Dataset section:
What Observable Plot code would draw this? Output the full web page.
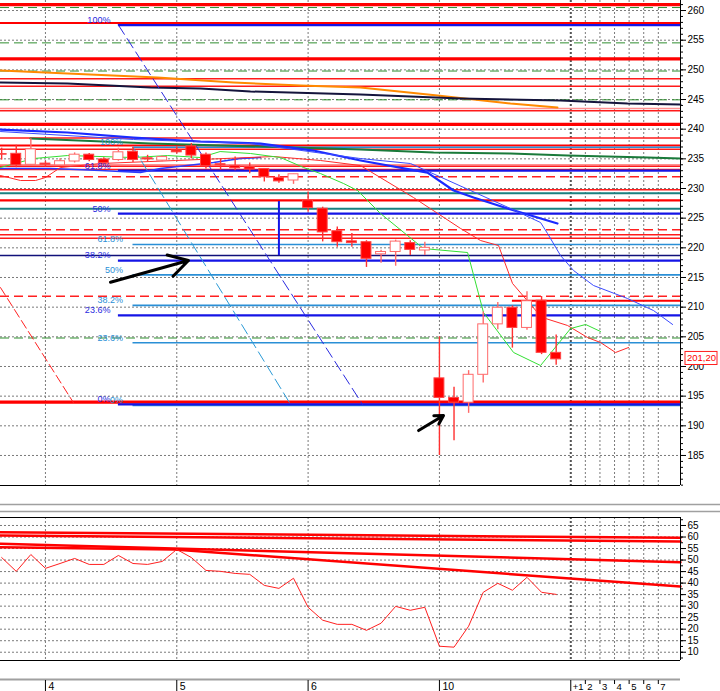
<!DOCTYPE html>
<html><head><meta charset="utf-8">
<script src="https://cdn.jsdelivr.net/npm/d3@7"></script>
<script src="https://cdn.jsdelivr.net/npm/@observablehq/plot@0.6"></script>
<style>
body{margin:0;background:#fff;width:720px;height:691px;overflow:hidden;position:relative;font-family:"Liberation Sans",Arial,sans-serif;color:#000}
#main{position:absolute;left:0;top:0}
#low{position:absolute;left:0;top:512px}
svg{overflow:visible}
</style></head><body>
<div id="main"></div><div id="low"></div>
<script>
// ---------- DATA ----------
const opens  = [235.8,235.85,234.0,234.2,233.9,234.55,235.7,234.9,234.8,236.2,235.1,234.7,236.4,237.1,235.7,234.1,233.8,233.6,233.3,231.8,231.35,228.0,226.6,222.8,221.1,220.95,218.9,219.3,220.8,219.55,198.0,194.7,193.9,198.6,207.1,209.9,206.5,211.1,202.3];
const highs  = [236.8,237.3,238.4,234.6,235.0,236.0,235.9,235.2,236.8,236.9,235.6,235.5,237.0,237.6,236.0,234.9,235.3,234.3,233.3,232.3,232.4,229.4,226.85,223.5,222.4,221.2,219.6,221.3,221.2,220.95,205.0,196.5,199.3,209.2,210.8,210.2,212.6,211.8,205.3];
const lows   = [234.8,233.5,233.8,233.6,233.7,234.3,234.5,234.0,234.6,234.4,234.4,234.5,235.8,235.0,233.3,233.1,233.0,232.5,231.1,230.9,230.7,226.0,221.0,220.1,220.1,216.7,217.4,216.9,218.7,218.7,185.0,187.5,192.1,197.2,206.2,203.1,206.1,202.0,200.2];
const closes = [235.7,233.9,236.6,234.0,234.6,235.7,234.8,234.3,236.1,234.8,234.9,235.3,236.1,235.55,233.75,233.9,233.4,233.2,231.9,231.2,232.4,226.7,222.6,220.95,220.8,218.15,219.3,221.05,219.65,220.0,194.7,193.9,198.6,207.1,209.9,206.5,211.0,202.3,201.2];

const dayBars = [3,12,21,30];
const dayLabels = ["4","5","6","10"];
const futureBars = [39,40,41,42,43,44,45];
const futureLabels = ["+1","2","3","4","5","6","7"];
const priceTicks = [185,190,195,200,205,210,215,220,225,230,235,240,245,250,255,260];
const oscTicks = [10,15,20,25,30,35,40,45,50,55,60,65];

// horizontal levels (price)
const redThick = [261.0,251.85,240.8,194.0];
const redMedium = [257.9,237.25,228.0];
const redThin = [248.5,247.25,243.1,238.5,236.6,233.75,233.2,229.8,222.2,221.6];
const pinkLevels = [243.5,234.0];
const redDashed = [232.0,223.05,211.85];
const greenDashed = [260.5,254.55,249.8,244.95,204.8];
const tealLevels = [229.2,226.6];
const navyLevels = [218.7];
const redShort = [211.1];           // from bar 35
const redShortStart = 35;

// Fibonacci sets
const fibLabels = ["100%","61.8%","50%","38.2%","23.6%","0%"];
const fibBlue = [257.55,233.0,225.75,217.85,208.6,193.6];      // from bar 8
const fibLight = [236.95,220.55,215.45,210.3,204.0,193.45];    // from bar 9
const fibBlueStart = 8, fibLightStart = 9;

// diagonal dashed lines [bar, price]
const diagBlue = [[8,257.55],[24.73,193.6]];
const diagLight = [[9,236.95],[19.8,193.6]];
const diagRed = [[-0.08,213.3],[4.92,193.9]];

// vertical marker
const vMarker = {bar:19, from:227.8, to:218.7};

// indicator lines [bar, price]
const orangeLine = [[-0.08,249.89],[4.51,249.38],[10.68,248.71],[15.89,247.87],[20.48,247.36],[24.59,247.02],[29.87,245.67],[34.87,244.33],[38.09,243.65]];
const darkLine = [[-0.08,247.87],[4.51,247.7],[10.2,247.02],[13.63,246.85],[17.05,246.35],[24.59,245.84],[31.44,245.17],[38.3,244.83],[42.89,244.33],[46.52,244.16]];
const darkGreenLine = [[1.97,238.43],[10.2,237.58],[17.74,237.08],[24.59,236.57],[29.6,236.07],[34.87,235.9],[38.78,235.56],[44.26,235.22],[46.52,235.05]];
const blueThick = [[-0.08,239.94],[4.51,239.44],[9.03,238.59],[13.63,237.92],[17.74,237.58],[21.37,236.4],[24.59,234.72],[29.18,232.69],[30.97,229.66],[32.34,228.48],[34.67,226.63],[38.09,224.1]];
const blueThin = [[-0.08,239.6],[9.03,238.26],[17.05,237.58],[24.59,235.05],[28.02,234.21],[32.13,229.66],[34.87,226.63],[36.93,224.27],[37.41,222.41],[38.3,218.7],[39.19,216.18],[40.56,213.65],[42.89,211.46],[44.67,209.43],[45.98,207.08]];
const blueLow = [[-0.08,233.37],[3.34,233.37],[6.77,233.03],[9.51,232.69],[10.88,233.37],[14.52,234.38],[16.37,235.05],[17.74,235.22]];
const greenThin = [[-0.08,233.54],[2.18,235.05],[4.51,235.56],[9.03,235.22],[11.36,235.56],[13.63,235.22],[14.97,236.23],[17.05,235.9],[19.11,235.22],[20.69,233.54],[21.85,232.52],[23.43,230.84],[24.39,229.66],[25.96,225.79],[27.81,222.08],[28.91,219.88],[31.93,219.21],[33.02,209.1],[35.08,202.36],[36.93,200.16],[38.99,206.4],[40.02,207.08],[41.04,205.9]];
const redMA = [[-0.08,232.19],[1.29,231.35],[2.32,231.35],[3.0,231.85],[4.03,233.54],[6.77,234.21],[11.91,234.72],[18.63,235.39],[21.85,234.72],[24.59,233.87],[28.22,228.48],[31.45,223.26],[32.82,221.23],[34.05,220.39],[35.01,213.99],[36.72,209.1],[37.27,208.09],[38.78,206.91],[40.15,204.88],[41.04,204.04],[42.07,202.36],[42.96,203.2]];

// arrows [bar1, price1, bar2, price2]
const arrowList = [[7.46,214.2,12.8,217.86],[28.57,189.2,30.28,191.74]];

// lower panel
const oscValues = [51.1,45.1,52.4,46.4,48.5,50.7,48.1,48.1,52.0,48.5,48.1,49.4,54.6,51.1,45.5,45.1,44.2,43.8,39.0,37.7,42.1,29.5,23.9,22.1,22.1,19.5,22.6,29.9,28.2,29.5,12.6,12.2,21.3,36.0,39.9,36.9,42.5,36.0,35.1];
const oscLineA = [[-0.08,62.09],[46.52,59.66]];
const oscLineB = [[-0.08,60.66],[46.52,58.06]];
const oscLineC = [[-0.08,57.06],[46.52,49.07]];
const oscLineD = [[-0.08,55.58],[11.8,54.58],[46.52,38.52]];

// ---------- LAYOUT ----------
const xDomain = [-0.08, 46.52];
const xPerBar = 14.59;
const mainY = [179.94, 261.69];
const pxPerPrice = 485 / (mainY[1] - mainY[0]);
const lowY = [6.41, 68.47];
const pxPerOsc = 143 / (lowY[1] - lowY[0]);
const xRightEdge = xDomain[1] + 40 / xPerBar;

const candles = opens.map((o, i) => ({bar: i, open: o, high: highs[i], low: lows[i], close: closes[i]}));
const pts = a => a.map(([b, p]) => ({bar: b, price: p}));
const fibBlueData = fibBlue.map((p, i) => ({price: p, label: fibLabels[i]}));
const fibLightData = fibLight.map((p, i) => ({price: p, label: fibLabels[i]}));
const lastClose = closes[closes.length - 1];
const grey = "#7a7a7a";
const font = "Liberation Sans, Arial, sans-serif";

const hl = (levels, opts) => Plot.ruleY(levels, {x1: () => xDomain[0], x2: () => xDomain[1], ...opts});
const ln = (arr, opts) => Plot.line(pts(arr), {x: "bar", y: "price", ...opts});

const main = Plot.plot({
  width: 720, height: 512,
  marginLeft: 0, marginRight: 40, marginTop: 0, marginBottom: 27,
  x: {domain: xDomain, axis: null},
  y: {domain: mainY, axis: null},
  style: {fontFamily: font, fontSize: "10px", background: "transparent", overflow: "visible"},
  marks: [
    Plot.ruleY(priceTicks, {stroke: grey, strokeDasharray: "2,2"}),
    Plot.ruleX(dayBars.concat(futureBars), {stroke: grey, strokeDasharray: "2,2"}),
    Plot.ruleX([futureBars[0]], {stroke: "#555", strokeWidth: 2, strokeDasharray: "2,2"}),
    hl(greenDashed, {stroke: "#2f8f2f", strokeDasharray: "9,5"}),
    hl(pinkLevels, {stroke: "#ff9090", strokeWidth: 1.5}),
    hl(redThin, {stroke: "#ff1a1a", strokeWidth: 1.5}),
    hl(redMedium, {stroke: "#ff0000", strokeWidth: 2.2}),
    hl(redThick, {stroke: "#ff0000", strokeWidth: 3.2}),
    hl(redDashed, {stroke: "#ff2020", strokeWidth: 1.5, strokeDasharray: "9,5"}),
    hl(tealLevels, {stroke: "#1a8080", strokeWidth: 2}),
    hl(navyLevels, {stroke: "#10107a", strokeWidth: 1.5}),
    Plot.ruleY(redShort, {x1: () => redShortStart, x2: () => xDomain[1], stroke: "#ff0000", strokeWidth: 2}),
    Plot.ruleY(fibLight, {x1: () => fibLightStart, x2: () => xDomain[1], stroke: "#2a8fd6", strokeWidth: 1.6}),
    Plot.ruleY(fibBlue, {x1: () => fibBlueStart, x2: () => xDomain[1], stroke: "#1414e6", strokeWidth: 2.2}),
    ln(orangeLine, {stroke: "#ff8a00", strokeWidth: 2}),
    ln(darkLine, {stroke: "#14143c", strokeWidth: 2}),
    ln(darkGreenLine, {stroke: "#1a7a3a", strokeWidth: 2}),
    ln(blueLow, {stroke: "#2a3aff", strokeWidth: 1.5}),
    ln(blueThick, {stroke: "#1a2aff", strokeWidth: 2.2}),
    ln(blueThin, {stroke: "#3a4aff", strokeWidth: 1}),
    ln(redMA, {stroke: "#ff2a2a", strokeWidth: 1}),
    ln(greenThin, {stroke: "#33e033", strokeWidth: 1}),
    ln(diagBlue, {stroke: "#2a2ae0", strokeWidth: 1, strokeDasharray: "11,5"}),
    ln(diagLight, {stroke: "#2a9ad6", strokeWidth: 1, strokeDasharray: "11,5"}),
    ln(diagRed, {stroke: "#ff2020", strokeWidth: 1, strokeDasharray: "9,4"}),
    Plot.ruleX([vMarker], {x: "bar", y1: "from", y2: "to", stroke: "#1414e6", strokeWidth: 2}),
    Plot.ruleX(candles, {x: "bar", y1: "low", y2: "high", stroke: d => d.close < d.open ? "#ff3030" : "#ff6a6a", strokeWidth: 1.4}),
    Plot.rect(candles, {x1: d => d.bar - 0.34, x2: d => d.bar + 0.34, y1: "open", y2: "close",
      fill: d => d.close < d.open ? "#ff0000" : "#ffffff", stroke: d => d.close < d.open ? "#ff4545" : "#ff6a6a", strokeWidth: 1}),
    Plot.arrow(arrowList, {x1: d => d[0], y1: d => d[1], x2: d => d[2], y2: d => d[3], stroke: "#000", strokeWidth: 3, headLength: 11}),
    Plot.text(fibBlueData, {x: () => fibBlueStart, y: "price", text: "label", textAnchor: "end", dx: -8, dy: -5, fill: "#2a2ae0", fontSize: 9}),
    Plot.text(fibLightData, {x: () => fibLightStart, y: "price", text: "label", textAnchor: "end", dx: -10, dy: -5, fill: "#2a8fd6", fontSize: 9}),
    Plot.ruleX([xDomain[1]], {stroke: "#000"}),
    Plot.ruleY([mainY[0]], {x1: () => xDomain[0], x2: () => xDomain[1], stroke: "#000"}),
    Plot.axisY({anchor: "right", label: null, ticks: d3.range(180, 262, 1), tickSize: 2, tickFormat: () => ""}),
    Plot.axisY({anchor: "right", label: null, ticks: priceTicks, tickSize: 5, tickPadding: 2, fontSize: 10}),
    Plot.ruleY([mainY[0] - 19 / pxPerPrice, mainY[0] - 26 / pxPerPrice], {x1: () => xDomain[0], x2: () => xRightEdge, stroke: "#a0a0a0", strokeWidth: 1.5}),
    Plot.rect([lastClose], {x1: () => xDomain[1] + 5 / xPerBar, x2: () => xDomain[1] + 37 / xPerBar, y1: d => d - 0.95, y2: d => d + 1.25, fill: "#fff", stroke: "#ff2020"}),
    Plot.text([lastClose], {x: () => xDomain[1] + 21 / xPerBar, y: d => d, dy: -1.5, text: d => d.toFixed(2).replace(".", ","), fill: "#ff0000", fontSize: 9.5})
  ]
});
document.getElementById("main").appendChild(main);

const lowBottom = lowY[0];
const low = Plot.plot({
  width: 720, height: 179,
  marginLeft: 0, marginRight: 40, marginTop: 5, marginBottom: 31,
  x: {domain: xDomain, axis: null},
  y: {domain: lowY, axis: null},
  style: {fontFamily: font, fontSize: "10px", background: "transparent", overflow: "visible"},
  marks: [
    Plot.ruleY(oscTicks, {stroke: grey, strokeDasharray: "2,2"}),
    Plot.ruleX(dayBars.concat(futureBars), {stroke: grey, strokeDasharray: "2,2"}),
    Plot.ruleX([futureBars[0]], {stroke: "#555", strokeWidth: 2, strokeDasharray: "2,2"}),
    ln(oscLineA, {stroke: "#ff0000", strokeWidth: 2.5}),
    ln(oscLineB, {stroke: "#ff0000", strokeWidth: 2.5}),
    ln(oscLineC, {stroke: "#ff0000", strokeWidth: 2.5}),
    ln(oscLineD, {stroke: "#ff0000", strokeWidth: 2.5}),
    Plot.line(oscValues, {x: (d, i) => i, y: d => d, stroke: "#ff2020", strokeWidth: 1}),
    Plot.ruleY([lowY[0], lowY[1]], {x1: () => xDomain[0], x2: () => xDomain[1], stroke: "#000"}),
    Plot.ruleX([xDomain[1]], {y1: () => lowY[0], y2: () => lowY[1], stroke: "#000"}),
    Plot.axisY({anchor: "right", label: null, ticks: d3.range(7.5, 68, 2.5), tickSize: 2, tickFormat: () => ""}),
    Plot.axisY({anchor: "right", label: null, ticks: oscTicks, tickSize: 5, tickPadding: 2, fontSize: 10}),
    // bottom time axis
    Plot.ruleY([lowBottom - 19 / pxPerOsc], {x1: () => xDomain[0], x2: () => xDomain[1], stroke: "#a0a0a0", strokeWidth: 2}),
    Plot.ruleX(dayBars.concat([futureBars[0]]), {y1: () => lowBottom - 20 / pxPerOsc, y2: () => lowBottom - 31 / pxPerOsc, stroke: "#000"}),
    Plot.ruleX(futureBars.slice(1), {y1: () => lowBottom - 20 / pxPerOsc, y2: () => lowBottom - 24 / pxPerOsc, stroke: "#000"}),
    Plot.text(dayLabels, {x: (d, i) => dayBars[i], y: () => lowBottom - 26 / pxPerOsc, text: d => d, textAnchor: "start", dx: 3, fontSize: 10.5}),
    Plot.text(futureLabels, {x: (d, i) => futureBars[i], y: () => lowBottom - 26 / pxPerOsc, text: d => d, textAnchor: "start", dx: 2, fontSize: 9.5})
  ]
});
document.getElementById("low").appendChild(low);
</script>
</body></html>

What needs to be done: Quote, please, every line of the material above from its start through the line that has "const oscTicks = [10,15,20,25,30,35,40,45,50,55,60,65];", reproducing the words exactly and dropping any images.

Response to the task:
What Observable Plot code would draw this? Output the full web page.
<!DOCTYPE html>
<html><head><meta charset="utf-8">
<script src="https://cdn.jsdelivr.net/npm/d3@7"></script>
<script src="https://cdn.jsdelivr.net/npm/@observablehq/plot@0.6"></script>
<style>
body{margin:0;background:#fff;width:720px;height:691px;overflow:hidden;position:relative;font-family:"Liberation Sans",Arial,sans-serif;color:#000}
#main{position:absolute;left:0;top:0}
#low{position:absolute;left:0;top:512px}
svg{overflow:visible}
</style></head><body>
<div id="main"></div><div id="low"></div>
<script>
// ---------- DATA ----------
const opens  = [235.8,235.85,234.0,234.2,233.9,234.55,235.7,234.9,234.8,236.2,235.1,234.7,236.4,237.1,235.7,234.1,233.8,233.6,233.3,231.8,231.35,228.0,226.6,222.8,221.1,220.95,218.9,219.3,220.8,219.55,198.0,194.7,193.9,198.6,207.1,209.9,206.5,211.1,202.3];
const highs  = [236.8,237.3,238.4,234.6,235.0,236.0,235.9,235.2,236.8,236.9,235.6,235.5,237.0,237.6,236.0,234.9,235.3,234.3,233.3,232.3,232.4,229.4,226.85,223.5,222.4,221.2,219.6,221.3,221.2,220.95,205.0,196.5,199.3,209.2,210.8,210.2,212.6,211.8,205.3];
const lows   = [234.8,233.5,233.8,233.6,233.7,234.3,234.5,234.0,234.6,234.4,234.4,234.5,235.8,235.0,233.3,233.1,233.0,232.5,231.1,230.9,230.7,226.0,221.0,220.1,220.1,216.7,217.4,216.9,218.7,218.7,185.0,187.5,192.1,197.2,206.2,203.1,206.1,202.0,200.2];
const closes = [235.7,233.9,236.6,234.0,234.6,235.7,234.8,234.3,236.1,234.8,234.9,235.3,236.1,235.55,233.75,233.9,233.4,233.2,231.9,231.2,232.4,226.7,222.6,220.95,220.8,218.15,219.3,221.05,219.65,220.0,194.7,193.9,198.6,207.1,209.9,206.5,211.0,202.3,201.2];

const dayBars = [3,12,21,30];
const dayLabels = ["4","5","6","10"];
const futureBars = [39,40,41,42,43,44,45];
const futureLabels = ["+1","2","3","4","5","6","7"];
const priceTicks = [185,190,195,200,205,210,215,220,225,230,235,240,245,250,255,260];
const oscTicks = [10,15,20,25,30,35,40,45,50,55,60,65];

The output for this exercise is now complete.